It sounds like a really good idea — run my first half marathon in beautiful Paris. Be inspired by views of Notre Dame, the Bastille and the Eiffel Tower as you crank out 13.1 miles on foot. Finish the race with champagne and cheese at the finish line with your four girlfriends from business school who ran the race with you. Finish the day with a delicious meal at a charming French brasserie.
That’s exactly what I did last weekend. And most of it went just as I’d imagined. I ran by Notre Dame and the Bastille, sipped champagne at the finish line with my wonderful girlfriends and supportive husband and ate crab salad and scallops at a charming French brasserie afterward.

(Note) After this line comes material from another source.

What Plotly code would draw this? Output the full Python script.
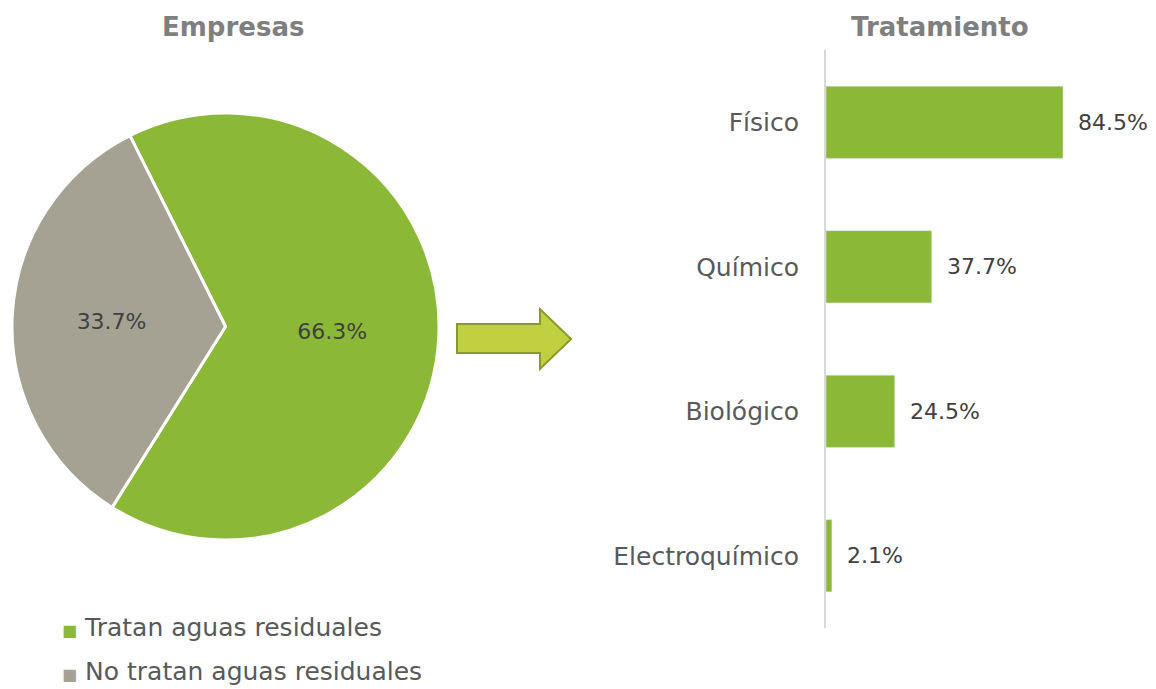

The part that didn’t go so well was the race itself. It was the worst organized race my more experienced running friends had ever seen.
So many things went wrong, most of them related to the fact there were 32,000 runners on a course that simply couldn’t handle that many bodies. Here are the lowlights:
- 24 Porta Potties and 10 Porta urinals for those 32,000 runners
- The slow group — 2 hours and 10 minutes! — sat in the starting gate for an hour.
- The late start meant we ran during the heat of the day, from 11 a.m. to 1 p.m.
- They ran out of water on the course.
That last one was the kicker. After waiting in the starting gate and running in the heat, everyone was ready for the 5 km water stop. When they found it was dry, runners picked up abandoned half-full bottles off the ground and drank from them. I was one of them. That set the stage for the rest of the race. I went into survival mode, hoarding water and counting the minutes until it was over.
The bright spots were the sun shining on Notre Dame and the little French girl who handed me a yellow dandelion.
I did it. I ran 99 percent of the course. And I cried after I crossed the finish line.
In retrospect, I should have known better. You go to Paris for beautiful art, great wine, delicious food and romantic views, not for clockwork precision and buttoned up scheduling. My next half marathon will be somewhere more Teutonic, somewhere with a penchant for clocks.